Part two of the series features strongly on the duty of parents to make the family the basic unit of Christian education for the child. The resource pack mourns the fact that "we, the most educated and affluent parents in history," cannot assume the role of teacher. It goes on to describe ways in which "the healthy family" may be recognised and gives advice on ways in which religion can be brought into the home.
"A Shared Life" lists and describes organisations which help the family and comes to grips with the growing tendency towards mixed marriages. Listed also is a run down of other agencies that centre themselves around the family such as the Union of Catholic Mothers and The Grail organisation which offers training days for those interested in fostering the healthy family, or which minister more directly to Catholic familieis through encounter weekends.
The single parent is also focused upon by the resource pack which condemns discrimination against single parent families as "judgmental, insensitive and often uncaring."

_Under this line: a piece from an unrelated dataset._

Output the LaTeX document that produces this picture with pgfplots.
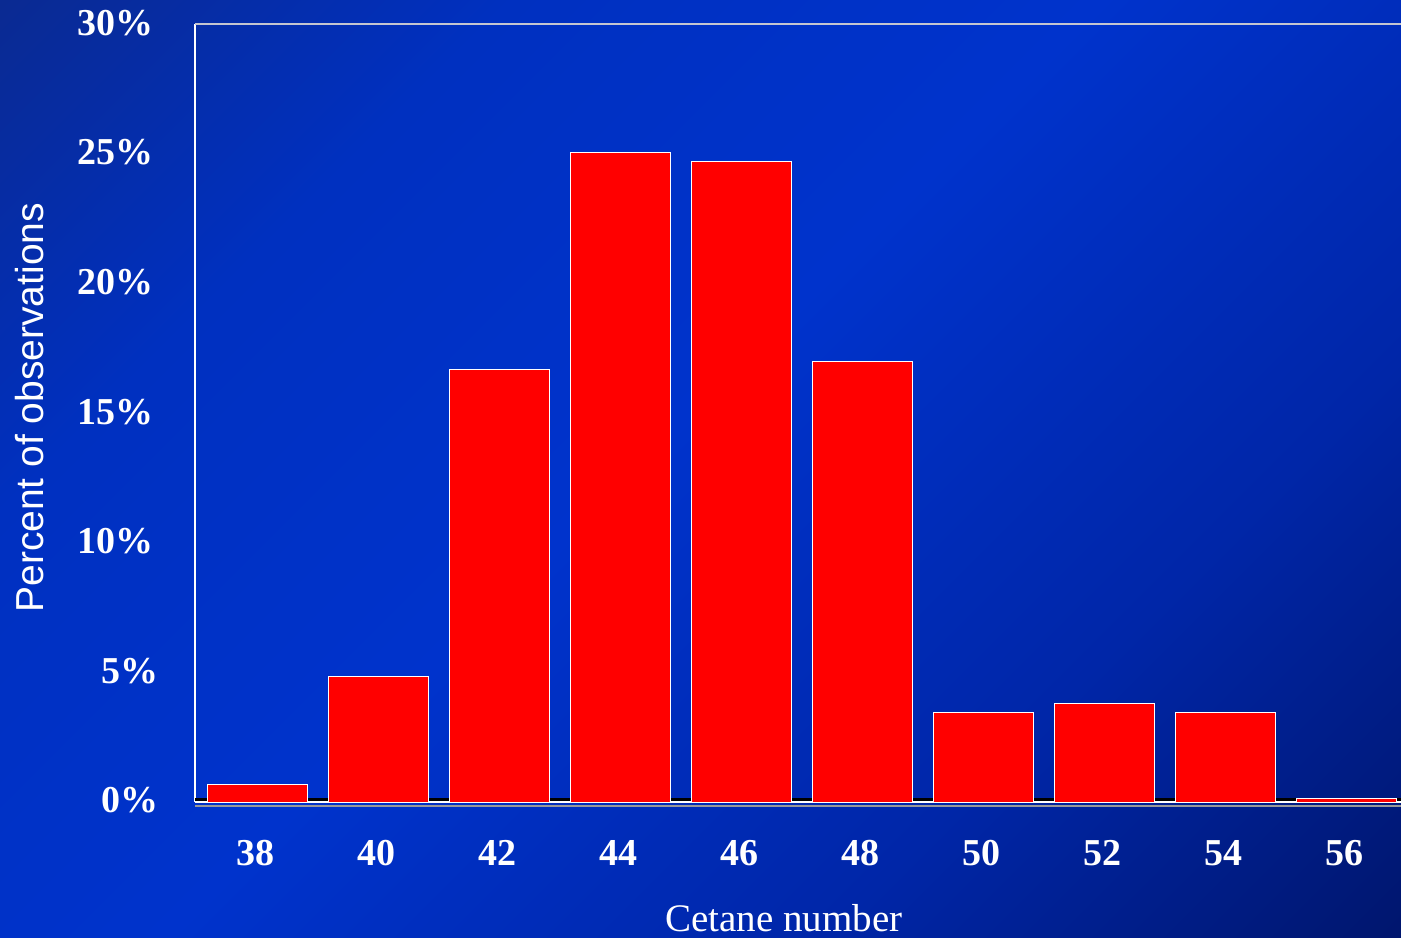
\documentclass[border=0pt]{standalone}
\usepackage{pgfplots}
\pgfplotsset{compat=1.18}
\usepackage{fontspec}
\setmainfont{Liberation Serif}
\newfontfamily\arialfont{Liberation Sans}
\definecolor{bgBR}{HTML}{00166E}
\definecolor{bgB2}{HTML}{0026A8}
\definecolor{bgMid}{HTML}{0033CC}
\definecolor{bgM2}{HTML}{0030C0}
\definecolor{bgTL}{HTML}{0A2A92}
\definecolor{barred}{HTML}{FF0000}
\definecolor{topline}{HTML}{C4C6D0}
\pgfdeclareverticalshading{bgshade}{100bp}{color(0bp)=(bgBR); color(14.6bp)=(bgBR); color(32bp)=(bgB2); color(52bp)=(bgMid); color(70bp)=(bgM2); color(85.4bp)=(bgTL); color(100bp)=(bgTL)}
\begin{document}
\begin{tikzpicture}
\useasboundingbox (0,0) rectangle (700.5pt,468.5pt);
\shade[shading=bgshade, shading angle=45] (0,0) rectangle (700.5pt,468.5pt);
\begin{axis}[
  at={(97.5pt,67.5pt)}, anchor=south west,
  scale only axis, width=603pt, height=388.75pt,
  xmin=-0.512, xmax=9.447, ymin=0, ymax=30,
  clip=false,
  axis x line*=bottom, axis y line*=left,
  x axis line style={draw=white, line width=0.8pt},
  y axis line style={draw=white, line width=1pt},
  major tick length=0pt,
  xtick={0,1,2,3,4,5,6,7,8,9},
  xticklabels={38,40,42,44,46,48,50,52,54,56},
  ytick={0,5,10,15,20,25,30},
  yticklabels={0\%\hspace*{-2.5pt},5\%\hspace*{-2.5pt},10\%,15\%,20\%,25\%,30\%},
  xticklabel style={font=\bfseries\fontsize{19}{19}\selectfont, text=white, anchor=north, inner sep=0pt, yshift=-19pt, xshift=-1pt},
  yticklabel style={font=\bfseries\fontsize{19}{19}\selectfont, text=white, anchor=east, inner sep=0pt, xshift=-20.5pt, yshift=0.8pt},
  xlabel={Cetane number},
  xlabel style={font=\fontsize{19.5}{19.5}\selectfont, text=white, at={(axis description cs:0.4884,-0.149)}, anchor=center},
  ylabel={Percent of observations},
  ylabel style={font=\arialfont\fontsize{19.5}{19.5}\selectfont, text=white, at={(axis description cs:-0.1372,0.507)}, anchor=center},
]
\draw[black, line width=1.5pt] ([yshift=1.3pt]rel axis cs:0,0) -- ([yshift=1.3pt]rel axis cs:1,0);
\draw[topline, line width=1pt] (rel axis cs:0,1) -- (rel axis cs:1,1);
\draw[gray!80, line width=0.6pt] ([yshift=-2pt]rel axis cs:0,0) -- ([yshift=-2pt]rel axis cs:1,0);
\addplot[ybar, bar width=50pt, fill=barred, draw=white, line width=0.5pt] coordinates {
(0,0.66) (1,4.86) (2,16.67) (3,25.08) (4,24.73) (5,17.01) (6,3.47) (7,3.82) (8,3.47) (9,0.12)
};
\end{axis}
\end{tikzpicture}
\end{document}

Fr John Guest of the Catholic Marriage Advisory Council, who played a major part in producing the bishops' marriage initiative, told the Catholic Herald that concentration on marginalised groups such as single parent families was part of a policy "to show pastoral care of all people, regardless of their disposition."
The resource pack asks local communities to examine educational practices in schools and the liturgy also for language or practices which may result in the increasing ostracisation of single parents and their children.
"A Shared Life" ends with recommendations for some liturgies which may be used in the family to show that God can be encountered outside the church.
"Whereas part one of the series concentrated on the early years of marriage, the intention here is to help out with the business of raising children. These are not propositions to be imposed on a parish but rather tools which can be used to help a community examine how it caters for its families," said Fr Guest.